The District actually poses three (3) issues for our consideration, namely, 1) whether a public school district has a legal obligation to reimburse parents of a gifted education student for colleglege tuition and travel expenses as part of the student's free appropriate public education, 2) whether the silence of the District during formulation of the IEP constitutes consent to reimburse the parents for the cost of the college courses, and 3) whether the appeal review panel has the authority to reject a finding of the hearing officer and write its own IEP in lieu of having the IEP team reconvene and formulate a new IEP. Because of our disposition of the first issue presented, we do not address the latter issues.
The case law in this Commonwealth with regard to the issue presented is clear. The Supreme Court has determined the regulations clearly require that a public school district create IEP's for exceptional students as well as create a general plan to educate exceptional students but that the public school district has no legal obligation to provide exceptional or mentally gifted students with an IEP that is beyond or outside of the scope of the district's existing and regular special education curriculum. Centennial School District v. Department of Education, 517 Pa. 540, 539 A.2d 785 (1988). The Supreme Court in Centennial reasoned that:
The rule which we extrapolate. . . is that a school district may not be required to become a Harvard or a Princeton to all who have IQ's over 130. We agree that "gifted" students are entitled to special programs as a group to bring their talents to as complete a fruition as our facilities allow. We do not, however, construe the legislation as authorizing individual tutors or exclusive individual programs outside or beyond the district's existing, regular and special education curricular offerings.Id., 539 A.2d at 791.

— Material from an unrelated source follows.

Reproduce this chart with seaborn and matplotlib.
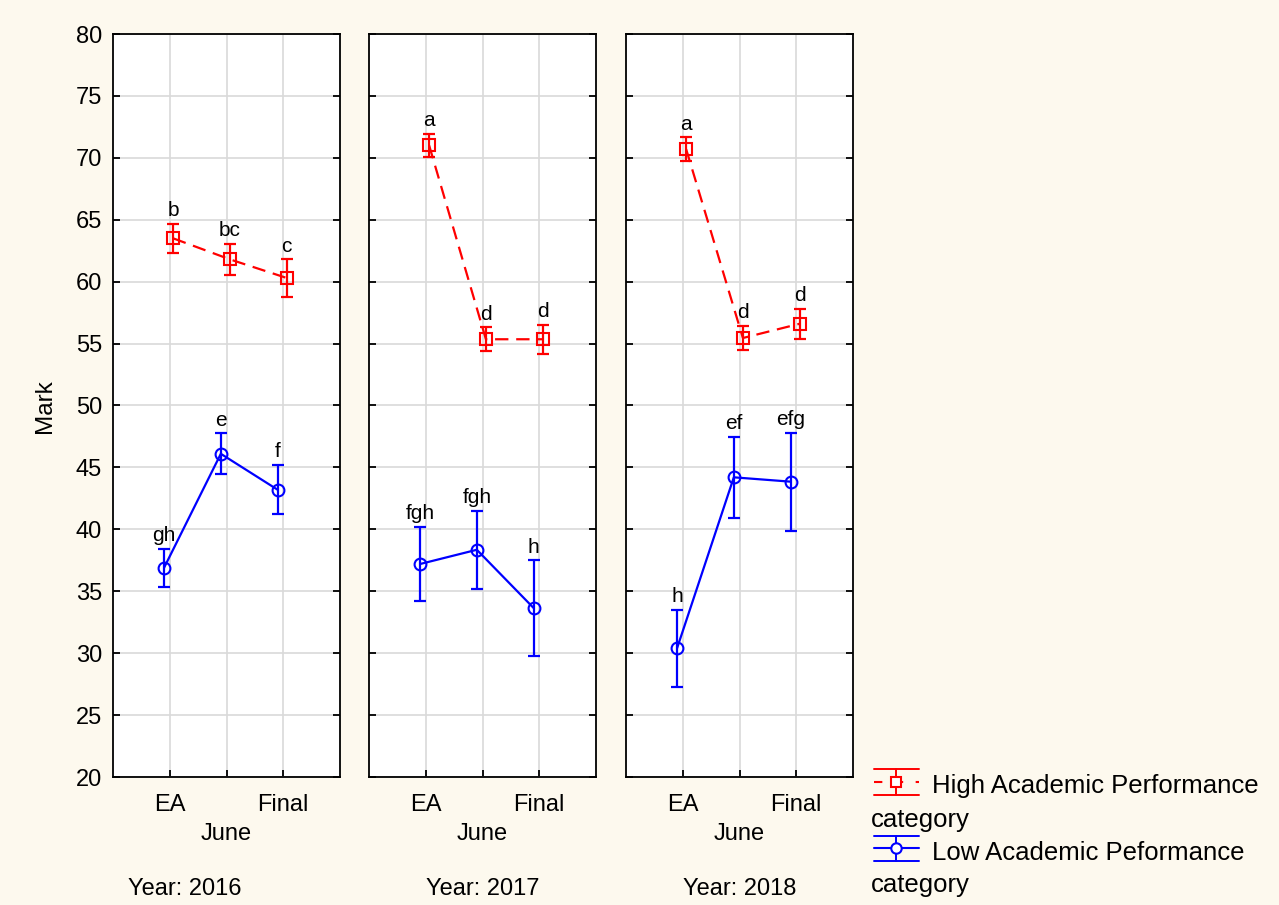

This Court followed the Centennial decision when we determined that the curriculum offered to exceptional students need not "maximize" the student's ability to benefit from an IEP, but is only required to provide an appropriate program for the student. Ellis. In Ellis, the parent argued that the program offered by the district was not an appropriate program and the IEP did not meet the needs of the student. We held that gifted students are not among those eligible for tuition reimbursement or transportation expenses for private schools. Id. We now expand that holding to the extent that such gifted students are not eligible for tuition reimbursement or transportation expenses for college courses unless specifically agreed to by the public school district which the student attends.
In this case, the District offered advanced classes, permission to be away from school during regular hours and offered to provide Matthew with independent study programs. However, the District never agreed to pay for tuition associated with college courses. Thus, although Matthew is entitled to a free appropriate public education and is an exceptional student entitled to an IEP, the District cannot be compelled to pay for college courses or transportation that are beyond its current curriculum. Such a provision would constitute more than a free appropriate public education.
Accordingly, we reverse the order of the Special Education Appeals Review Panel and deny reimbursement.
ORDER
AND NOW, this 15th day of July, 1997, the November 21, 1996 order of the Special Education Appeals Review Panel is reversed.